THE TASK:
Restate the records that follow word for word; no pictures should appear.
# Start of WORKING DATA
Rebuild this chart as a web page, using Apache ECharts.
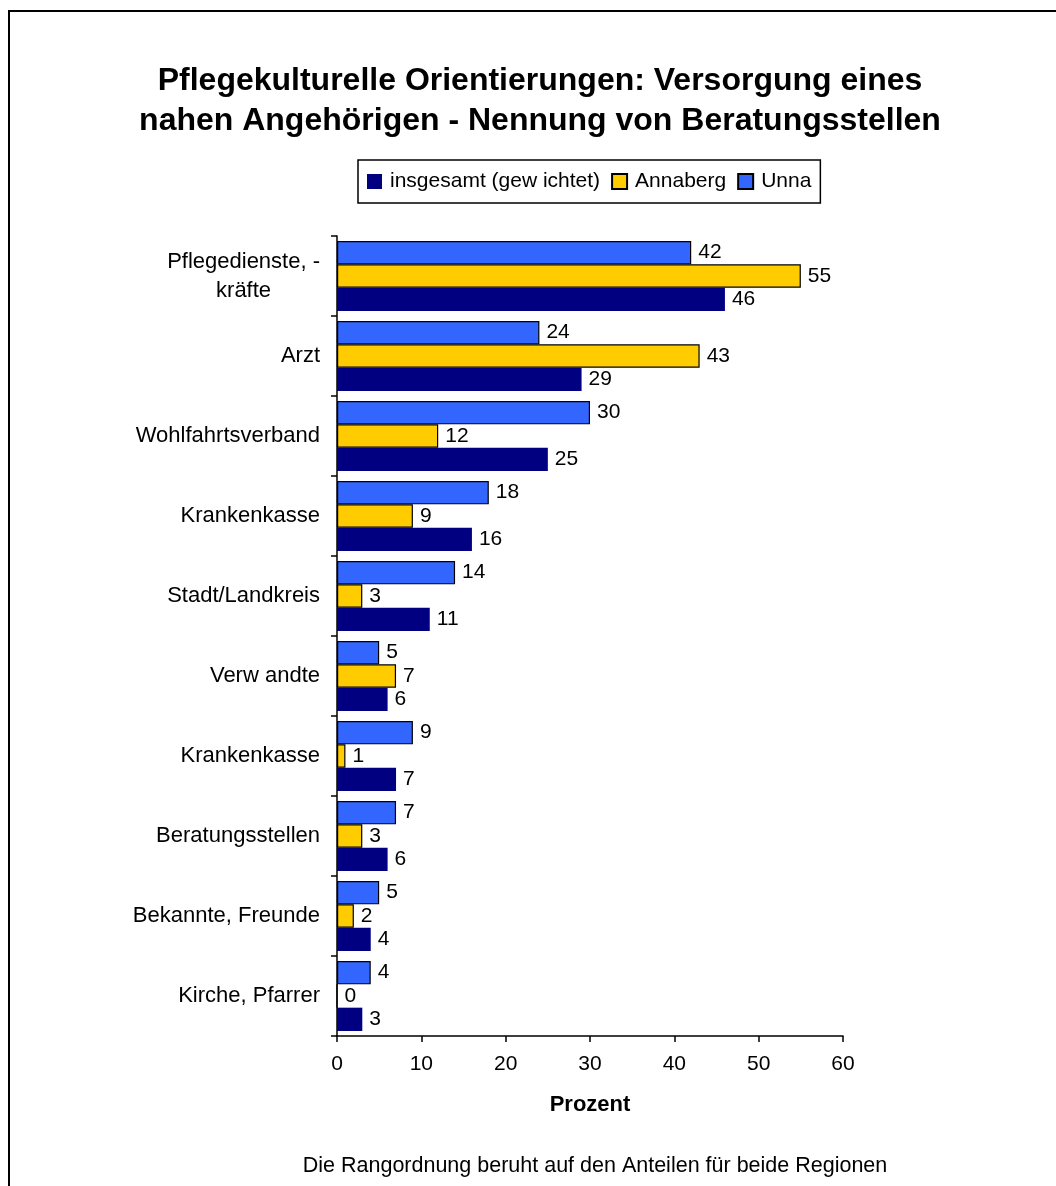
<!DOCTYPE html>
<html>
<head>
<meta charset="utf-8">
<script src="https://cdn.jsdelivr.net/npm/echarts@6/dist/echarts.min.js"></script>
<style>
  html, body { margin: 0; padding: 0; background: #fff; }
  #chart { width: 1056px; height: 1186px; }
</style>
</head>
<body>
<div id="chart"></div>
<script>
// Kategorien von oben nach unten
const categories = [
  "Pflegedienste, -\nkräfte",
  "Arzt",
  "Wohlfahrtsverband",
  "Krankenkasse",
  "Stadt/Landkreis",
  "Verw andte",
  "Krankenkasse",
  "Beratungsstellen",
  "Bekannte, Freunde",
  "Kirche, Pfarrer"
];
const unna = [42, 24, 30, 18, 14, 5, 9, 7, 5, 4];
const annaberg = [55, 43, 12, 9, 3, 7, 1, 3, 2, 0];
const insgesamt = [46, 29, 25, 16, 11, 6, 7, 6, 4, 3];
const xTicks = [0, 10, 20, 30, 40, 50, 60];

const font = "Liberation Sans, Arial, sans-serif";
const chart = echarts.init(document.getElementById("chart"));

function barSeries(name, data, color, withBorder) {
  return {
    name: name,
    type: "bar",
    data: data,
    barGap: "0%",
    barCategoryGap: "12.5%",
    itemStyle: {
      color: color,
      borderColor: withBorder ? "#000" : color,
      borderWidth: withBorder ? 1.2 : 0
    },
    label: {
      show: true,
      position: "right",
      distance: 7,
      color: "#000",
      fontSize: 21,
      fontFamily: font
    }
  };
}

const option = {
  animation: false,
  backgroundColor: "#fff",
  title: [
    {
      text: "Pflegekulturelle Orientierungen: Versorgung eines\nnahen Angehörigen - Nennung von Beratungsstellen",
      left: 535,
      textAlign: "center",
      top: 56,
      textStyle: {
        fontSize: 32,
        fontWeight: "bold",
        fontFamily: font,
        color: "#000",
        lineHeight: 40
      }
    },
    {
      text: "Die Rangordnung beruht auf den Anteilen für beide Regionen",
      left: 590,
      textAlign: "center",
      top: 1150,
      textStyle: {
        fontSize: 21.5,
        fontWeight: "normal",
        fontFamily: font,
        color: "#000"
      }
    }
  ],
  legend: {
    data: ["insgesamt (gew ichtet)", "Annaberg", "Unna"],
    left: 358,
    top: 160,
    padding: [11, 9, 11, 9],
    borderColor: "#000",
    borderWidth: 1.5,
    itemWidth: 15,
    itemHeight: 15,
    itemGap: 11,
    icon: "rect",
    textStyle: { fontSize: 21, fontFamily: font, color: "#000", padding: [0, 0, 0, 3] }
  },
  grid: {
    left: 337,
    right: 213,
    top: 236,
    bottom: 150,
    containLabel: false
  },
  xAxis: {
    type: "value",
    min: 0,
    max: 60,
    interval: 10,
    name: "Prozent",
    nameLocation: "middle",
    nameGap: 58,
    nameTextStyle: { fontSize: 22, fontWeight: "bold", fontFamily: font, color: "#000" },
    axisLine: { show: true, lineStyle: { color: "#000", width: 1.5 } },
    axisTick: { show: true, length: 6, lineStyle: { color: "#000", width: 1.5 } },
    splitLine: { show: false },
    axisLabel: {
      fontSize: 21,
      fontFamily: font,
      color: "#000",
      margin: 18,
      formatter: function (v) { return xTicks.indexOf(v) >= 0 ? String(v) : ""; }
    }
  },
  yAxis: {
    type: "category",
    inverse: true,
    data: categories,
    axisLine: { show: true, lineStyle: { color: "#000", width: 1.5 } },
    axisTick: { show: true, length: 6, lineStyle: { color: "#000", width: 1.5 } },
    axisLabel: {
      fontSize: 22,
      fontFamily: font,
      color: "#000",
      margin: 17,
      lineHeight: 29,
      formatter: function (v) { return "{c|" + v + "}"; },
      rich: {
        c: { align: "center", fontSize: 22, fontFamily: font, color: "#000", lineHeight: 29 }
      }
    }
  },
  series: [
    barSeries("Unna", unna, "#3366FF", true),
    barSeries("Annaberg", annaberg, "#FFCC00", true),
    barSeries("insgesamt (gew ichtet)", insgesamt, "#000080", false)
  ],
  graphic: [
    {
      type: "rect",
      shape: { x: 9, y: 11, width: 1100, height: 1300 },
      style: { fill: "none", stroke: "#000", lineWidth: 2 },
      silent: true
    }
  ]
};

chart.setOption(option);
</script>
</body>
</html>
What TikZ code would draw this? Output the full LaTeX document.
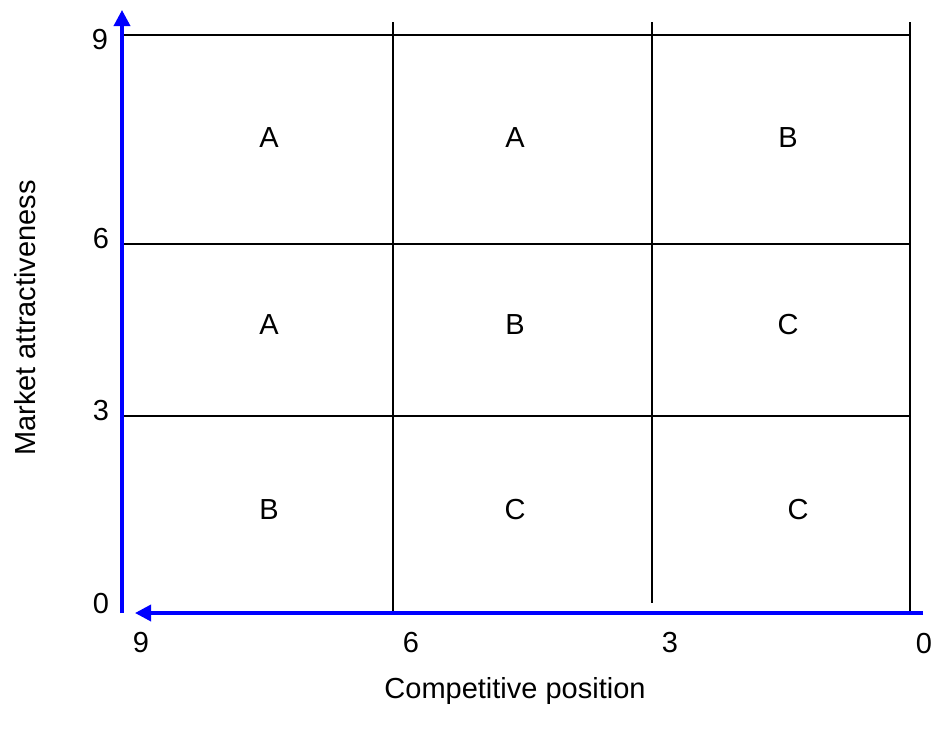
# End of WORKING DATA
RESULT:
Rebuild this chart as a web page, using Apache ECharts.
<!DOCTYPE html>
<html>
<head>
<meta charset="utf-8">
<script src="https://cdn.jsdelivr.net/npm/echarts@6/dist/echarts.min.js"></script>
<style>
  html, body { margin: 0; padding: 0; background: #fff; }
  #chart { width: 1056px; height: 1186px; }
</style>
</head>
<body>
<div id="chart"></div>
<script>
// Kategorien von oben nach unten
const categories = [
  "Pflegedienste, -\nkräfte",
  "Arzt",
  "Wohlfahrtsverband",
  "Krankenkasse",
  "Stadt/Landkreis",
  "Verw andte",
  "Krankenkasse",
  "Beratungsstellen",
  "Bekannte, Freunde",
  "Kirche, Pfarrer"
];
const unna = [42, 24, 30, 18, 14, 5, 9, 7, 5, 4];
const annaberg = [55, 43, 12, 9, 3, 7, 1, 3, 2, 0];
const insgesamt = [46, 29, 25, 16, 11, 6, 7, 6, 4, 3];
const xTicks = [0, 10, 20, 30, 40, 50, 60];

const font = "Liberation Sans, Arial, sans-serif";
const chart = echarts.init(document.getElementById("chart"));

function barSeries(name, data, color, withBorder) {
  return {
    name: name,
    type: "bar",
    data: data,
    barGap: "0%",
    barCategoryGap: "12.5%",
    itemStyle: {
      color: color,
      borderColor: withBorder ? "#000" : color,
      borderWidth: withBorder ? 1.2 : 0
    },
    label: {
      show: true,
      position: "right",
      distance: 7,
      color: "#000",
      fontSize: 21,
      fontFamily: font
    }
  };
}

const option = {
  animation: false,
  backgroundColor: "#fff",
  title: [
    {
      text: "Pflegekulturelle Orientierungen: Versorgung eines\nnahen Angehörigen - Nennung von Beratungsstellen",
      left: 535,
      textAlign: "center",
      top: 56,
      textStyle: {
        fontSize: 32,
        fontWeight: "bold",
        fontFamily: font,
        color: "#000",
        lineHeight: 40
      }
    },
    {
      text: "Die Rangordnung beruht auf den Anteilen für beide Regionen",
      left: 590,
      textAlign: "center",
      top: 1150,
      textStyle: {
        fontSize: 21.5,
        fontWeight: "normal",
        fontFamily: font,
        color: "#000"
      }
    }
  ],
  legend: {
    data: ["insgesamt (gew ichtet)", "Annaberg", "Unna"],
    left: 358,
    top: 160,
    padding: [11, 9, 11, 9],
    borderColor: "#000",
    borderWidth: 1.5,
    itemWidth: 15,
    itemHeight: 15,
    itemGap: 11,
    icon: "rect",
    textStyle: { fontSize: 21, fontFamily: font, color: "#000", padding: [0, 0, 0, 3] }
  },
  grid: {
    left: 337,
    right: 213,
    top: 236,
    bottom: 150,
    containLabel: false
  },
  xAxis: {
    type: "value",
    min: 0,
    max: 60,
    interval: 10,
    name: "Prozent",
    nameLocation: "middle",
    nameGap: 58,
    nameTextStyle: { fontSize: 22, fontWeight: "bold", fontFamily: font, color: "#000" },
    axisLine: { show: true, lineStyle: { color: "#000", width: 1.5 } },
    axisTick: { show: true, length: 6, lineStyle: { color: "#000", width: 1.5 } },
    splitLine: { show: false },
    axisLabel: {
      fontSize: 21,
      fontFamily: font,
      color: "#000",
      margin: 18,
      formatter: function (v) { return xTicks.indexOf(v) >= 0 ? String(v) : ""; }
    }
  },
  yAxis: {
    type: "category",
    inverse: true,
    data: categories,
    axisLine: { show: true, lineStyle: { color: "#000", width: 1.5 } },
    axisTick: { show: true, length: 6, lineStyle: { color: "#000", width: 1.5 } },
    axisLabel: {
      fontSize: 22,
      fontFamily: font,
      color: "#000",
      margin: 17,
      lineHeight: 29,
      formatter: function (v) { return "{c|" + v + "}"; },
      rich: {
        c: { align: "center", fontSize: 22, fontFamily: font, color: "#000", lineHeight: 29 }
      }
    }
  },
  series: [
    barSeries("Unna", unna, "#3366FF", true),
    barSeries("Annaberg", annaberg, "#FFCC00", true),
    barSeries("insgesamt (gew ichtet)", insgesamt, "#000080", false)
  ],
  graphic: [
    {
      type: "rect",
      shape: { x: 9, y: 11, width: 1100, height: 1300 },
      style: { fill: "none", stroke: "#000", lineWidth: 2 },
      silent: true
    }
  ]
};

chart.setOption(option);
</script>
</body>
</html>
What TikZ code would draw this? Output the full LaTeX document.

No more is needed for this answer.